Aus dem aktuellen Test ergeben sich für den ÖAMTC daher zwei Forderungen: Einerseits müssen Fahrzeuge künftig so ausgerüstet werden, dass sie bis mindestens minus 20 Grad mit regulärem Winterdiesel garantiert fahrbereit sind. Was laut Kerbl etwa durch eine leistungsfähige Filter-Heizung relativ einfach erreicht werden könne. Andererseits muss die Mineralöl-Industrie die tatsächliche Winter-Fahrbarkeit ihrer Kraftstoffe deutlicher erkennbar machen. Die aktuell gültige Norm schreibt nur die Angabe der Minimal-Temperatur vor, bis zu der Diesel fließfähig bleibt (Cold Filter Plugging Point, kurz CFPP). Für die tatsächliche Fahrtauglichkeit des Autos ist jedoch die Kälte-Eigenschaft – der Wert, ab dem sich erste Paraffin-Kristalle bilden – wesentlich wichtiger (Cloud-Point). Kerbl: „Der Cloud-Point liegt je nach Hersteller zwischen minus sechs und minus zehn Grad. Nur bis dahin ist die Fahrbarkeit des Autos garantiert. Und das sollte auch so angegeben werden.“
Ein Königreich für eine beheizte Garage – ÖAMTC-Kältetipps für Autofahrer
Falls laut Wetter-Prognose tiefe Temperaturen bevorstehen und das Auto schon im vorigen Winter Probleme gemacht hat, sollte man einige Vorkehrungen treffen. Steffan Kerbl hat die wichtigsten Tipps zusammengefasst:
► Wer kurz vor Beginn der kalten Jahreszeit noch viel Sommerdiesel im Tank hat, sollte rechtzeitig auf Winterdiesel umsteigen. Es empfiehlt sich, die Restmenge an Sommerdiesel so gering wie möglich zu halten, wenn die Tage kälter werden.

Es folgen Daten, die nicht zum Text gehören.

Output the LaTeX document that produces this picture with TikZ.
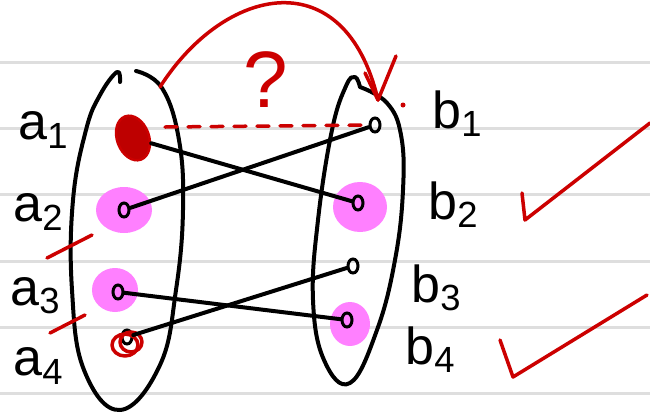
\documentclass[tikz,border=0pt]{standalone}
\usepackage{amsmath}
\usepackage{graphicx}
\usepackage{fontspec}
\setmainfont{Liberation Sans}
\usepackage{tikz}
\usetikzlibrary{shapes.geometric, arrows.meta, positioning}
\definecolor{penred}{RGB}{204,0,0}
\definecolor{blobred}{RGB}{190,0,0}
\definecolor{hilite}{RGB}{255,128,255}
\definecolor{ruleline}{RGB}{222,222,222}
\newcommand{\sublab}[2]{#1\raisebox{-0.3ex}{\scalebox{0.7}{#2}}}

\begin{document}
\begin{tikzpicture}[x=1pt, y=-1pt,
    rule/.style={ruleline, line width=3pt},
    pen/.style={black, line width=4pt, line cap=round, line join=round},
    redpen/.style={penred, line width=3.5pt, line cap=round, line join=round},
    dot/.style={ellipse, draw, line width=3pt, minimum width=10pt,
                minimum height=14pt, inner sep=0pt},
    lab/.style={font=\fontsize{52}{56}\selectfont, inner sep=0pt}]
  \useasboundingbox (0,0) rectangle (650,413);
  \fill[white] (0,0) rectangle (650,413);
  % ruled paper
  \foreach \y in {62,128,194,261,327,393}
    \draw[rule] (0,\y) -- (650,\y);

  % highlights
  \fill[hilite] (124,210) ellipse [x radius=28pt, y radius=23pt];
  \fill[hilite] (115,290) ellipse [x radius=23pt, y radius=22pt];
  \fill[hilite] (360,207) ellipse [x radius=27pt, y radius=25pt];
  \fill[hilite] (350,324) ellipse [x radius=20pt, y radius=22pt];

  % the two sets
  \draw[pen] plot[smooth, tension=0.7] coordinates {(120,82) (117,72) (100,95)
      (86,130) (73,200) (72,290) (84,370) (120,410) (160,365) (176,290)
      (183,210) (179,140) (162,88) (136,71)};
  \draw[pen] plot[smooth, tension=0.7] coordinates {(360,87) (355,77) (346,86)
      (332,130) (318,220) (313,300) (324,360) (350,383) (377,330) (395,260)
      (403,190) (401,135) (387,103) (360,87)};

  % elements
  \node[ellipse, fill=blobred, draw=penred, line width=2.5pt, rotate=20,
        minimum width=32pt, minimum height=46pt, inner sep=0pt]
    (a1) at (133,138) {};
  \node[dot] (a2) at (124,210) {};
  \node[dot] (a3) at (118,292) {};
  \node[dot] (a4) at (127,337) {};
  \node[dot] (b1) at (375,125) {};
  \node[dot] (b2) at (358,203) {};
  \node[dot] (b3) at (353,266) {};
  \node[dot] (b4) at (347,320) {};
  \draw[redpen] (125,345) ellipse [x radius=13pt, y radius=11pt];
  \draw[redpen] (131,342) ellipse [x radius=11pt, y radius=10pt];

  \foreach \s/\t in {a1/b2, a2/b1, a3/b4, a4/b3}
    \draw[pen] (\s) -- (\t);

  % labels
  \node[lab] (la1) at (43,130) {\sublab{a}{1}};
  \node[lab] (la2) at (38,212) {\sublab{a}{2}};
  \node[lab] (la3) at (35,296) {\sublab{a}{3}};
  \node[lab] (la4) at (38,366) {\sublab{a}{4}};
  \node[lab] (lb1) at (457,114) {\sublab{b}{1}};
  \node[lab] (lb2) at (453,205) {\sublab{b}{2}};
  \node[lab] (lb3) at (436,288) {\sublab{b}{3}};
  \node[lab] (lb4) at (430,350) {\sublab{b}{4}};

  % red notes
  \coordinate (dashstart) at (165,127);
  \draw[redpen, dash pattern=on 12pt off 11pt, shorten >=2pt]
    (dashstart) -- (b1);
  \coordinate (arcstart) at (160,87);
  \coordinate (tip) at (378,100);
  \draw[redpen] (arcstart) .. controls (225,-15) and (345,-40) .. (tip);
  \draw[redpen] (tip) -- ++(-13,-27);
  \draw[redpen] (tip) -- ++(18,-44);
  \node[penred, font=\fontsize{80}{80}\selectfont, inner sep=0pt]
    (ask) at (266,80) {?};
  \fill[penred] (403,105) circle (2.5pt);
  \draw[redpen] (47,258) -- (92,235);
  \draw[redpen] (50,333) -- (85,315);
  \draw[redpen] (522,193) -- (525,220) -- (650,123);
  \draw[redpen] (500,340) -- (513,377) -- (647,295);
\end{tikzpicture}
\end{document}
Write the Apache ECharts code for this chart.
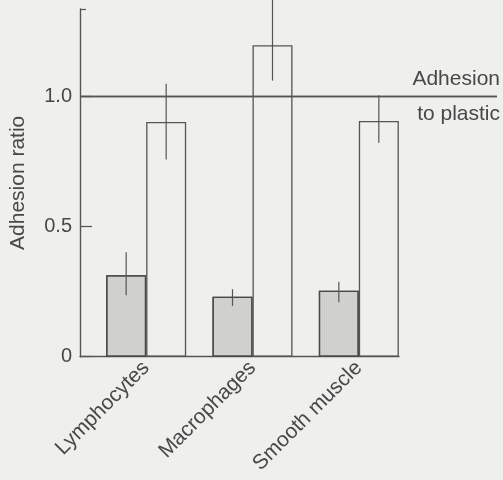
<!DOCTYPE html>
<html>
<head>
<meta charset="utf-8">
<script src="https://cdn.jsdelivr.net/npm/echarts@6/dist/echarts.min.js"></script>
<style>
html,body{margin:0;padding:0;background:#efefed;}
#c{width:503px;height:480px;}
</style>
</head>
<body>
<div id="c"></div>
<script>
// ---- data ----
const categories = ['Lymphocytes', 'Macrophages', 'Smooth muscle'];
const grayMeans  = [0.313, 0.230, 0.253];
const grayLow    = [0.236, 0.195, 0.209];
const grayHigh   = [0.401, 0.259, 0.288];
const whiteMeans = [0.901, 1.196, 0.905];
const whiteLow   = [0.757, 1.060, 0.821];
const whiteHigh  = [1.048, 1.400, 1.004];
const yTicks     = [0, 0.5, 1.0];
const yTickLabels = ['0', '0.5', '1.0'];
const refValue   = 1.0;
const refLabelTop = 'Adhesion';
const refLabelBottom = 'to plastic';
const yName = 'Adhesion ratio';

const FONT = "'Liberation Sans', Arial, Helvetica, sans-serif";
const TXT = '#484848';
const LINE = '#555555';
const YMAX = 1.335;

const chart = echarts.init(document.getElementById('c'), null, {renderer: 'canvas'});

function errSeries(low, high, offset, name) {
  return {
    type: 'custom', name: name, xAxisIndex: 1, yAxisIndex: 1, clip: false, z: 5,
    data: low.map((l, i) => [i, l, high[i]]),
    renderItem: function (params, api) {
      const a = api.coord([api.value(0), api.value(1)]);
      const b = api.coord([api.value(0), api.value(2)]);
      return {
        type: 'line',
        shape: {x1: a[0] + offset, y1: a[1], x2: b[0] + offset, y2: b[1]},
        style: {stroke: LINE, lineWidth: 1.2}
      };
    }
  };
}

const option = {
  backgroundColor: '#efefed',
  animation: false,
  grid: [
    {left: 80, width: 319, top: 9, bottom: 123.3},
    {left: 93, width: 319, top: 9, bottom: 123.3},
    {left: 80, right: 6, top: 9, bottom: 123.3}
  ],
  xAxis: [
    {gridIndex: 0, type: 'value', min: 0, max: 1,
     axisLine: {show: true, lineStyle: {color: LINE, width: 1.4}},
     axisTick: {show: false}, axisLabel: {show: false}, splitLine: {show: false}},
    {gridIndex: 1, type: 'category', data: categories,
     axisLine: {show: false}, axisTick: {show: false}, splitLine: {show: false},
     axisLabel: {rotate: 45, margin: 8, color: TXT, fontSize: 21, fontFamily: FONT}},
    {gridIndex: 2, type: 'value', min: 0, max: 1, show: false}
  ],
  yAxis: [
    {gridIndex: 0, type: 'value', position: 'left', min: 0, max: YMAX, interval: 0.5,
     name: yName, nameLocation: 'middle', nameGap: 51,
     nameTextStyle: {color: TXT, fontSize: 21, fontFamily: FONT},
     axisLine: {show: true, lineStyle: {color: LINE, width: 1.4}},
     axisTick: {show: true, inside: true, length: 12, lineStyle: {color: LINE, width: 1.2},
       customValues: yTicks},
     axisLabel: {color: TXT, fontSize: 20, fontFamily: FONT, margin: 8,
       customValues: yTicks,
       formatter: function (v) { const i = yTicks.indexOf(v); return i >= 0 ? yTickLabels[i] : ''; }},
     splitLine: {show: false}},
    {gridIndex: 1, type: 'value', min: 0, max: YMAX, show: false},
    {gridIndex: 2, type: 'value', min: 0, max: YMAX, show: false},
    {gridIndex: 0, type: 'value', position: 'left', min: 0, max: YMAX,
     axisLine: {show: false}, axisLabel: {show: false}, splitLine: {show: false},
     axisTick: {show: true, inside: true, length: 6, lineStyle: {color: LINE, width: 1.2},
       customValues: [YMAX]}}
  ],
  series: [
    {
      type: 'bar', name: 'gray', xAxisIndex: 1, yAxisIndex: 1,
      data: grayMeans, barWidth: 40, barGap: '0%',
      itemStyle: {color: '#d2d2d0', borderColor: '#4a4a4a', borderWidth: 1.3,
        decal: {symbol: 'rect', symbolSize: 0.6, dashArrayX: [1, 1], dashArrayY: [1, 1], color: 'rgba(120,120,120,0.25)'}}
    },
    {
      type: 'bar', name: 'white', xAxisIndex: 1, yAxisIndex: 1,
      data: whiteMeans, barWidth: 40, barGap: '0%',
      itemStyle: {color: 'rgba(0,0,0,0)', borderColor: LINE, borderWidth: 1.3}
    },
    errSeries(grayLow, grayHigh, -20, 'grayErr'),
    errSeries(whiteLow, whiteHigh, 20, 'whiteErr'),
    {
      type: 'line', xAxisIndex: 2, yAxisIndex: 2, data: [], silent: true,
      markLine: {
        symbol: 'none', silent: true,
        lineStyle: {color: LINE, width: 1.3, type: 'solid'},
        data: [
          {yAxis: refValue, label: {show: true, position: 'insideEndTop', formatter: refLabelTop,
            color: TXT, fontSize: 21, fontFamily: FONT, distance: [-3, 7]}},
          {yAxis: refValue, label: {show: true, position: 'insideEndBottom', formatter: refLabelBottom,
            color: TXT, fontSize: 21, fontFamily: FONT, distance: [-3, 7]}}
        ]
      }
    }
  ]
};
chart.setOption(option);
</script>
</body>
</html>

► Die Wartungsintervalle der Kfz-Hersteller sind unbedingt einzuhalten. Vor allem der Kraftstoff-Filter sollte regelmäßig gewechselt werden.
► Im Winter sollte das Fahrzeug so wind- und kältegeschützt wie möglich abgestellt werden.
► Wer noch Diesel in Kanistern hat und die Kälte-Tauglichkeit nicht kennt, sollte besser zur Tankstelle fahren und nicht aus den Behältern nachtanken.
► Wenn gar nichts mehr geht, hilft es oft, das Fahrzeug in einer beheizten Garage „aufzutauen“.
► Sollten wirklich Kälteperioden mit minus 15 Grad oder tiefer angekündigt sein, also die Gefahr bestehen, dass sich auch im Winterdiesel Kristalle bilden, gibt es noch einen Spezial-Kraftstoff mit extremer Winter-Tauglichkeit: den so genannten Arctic Diesel. Dessen Fließgrenze liegt bei minus 35 Grad. Hier eine Übersicht, wo dieser Spezial-Kraftstoff in Österreich angeboten wird. Freilich, so Kerbl: „Auch dieser Kraftstoff muss rechtzeitig in den Tank. Selbst wenn ein halbvoller Tank mit Extrem-Winterdiesel aufgefüllt wird, verbessert das die Situation.“
► Alle ÖAMTC-Stützpunkte bieten während des ganzen Winters an, Autos auf ihre Kälte-Tauglichkeit zu überprüfen – Stichwort „WinterFit“.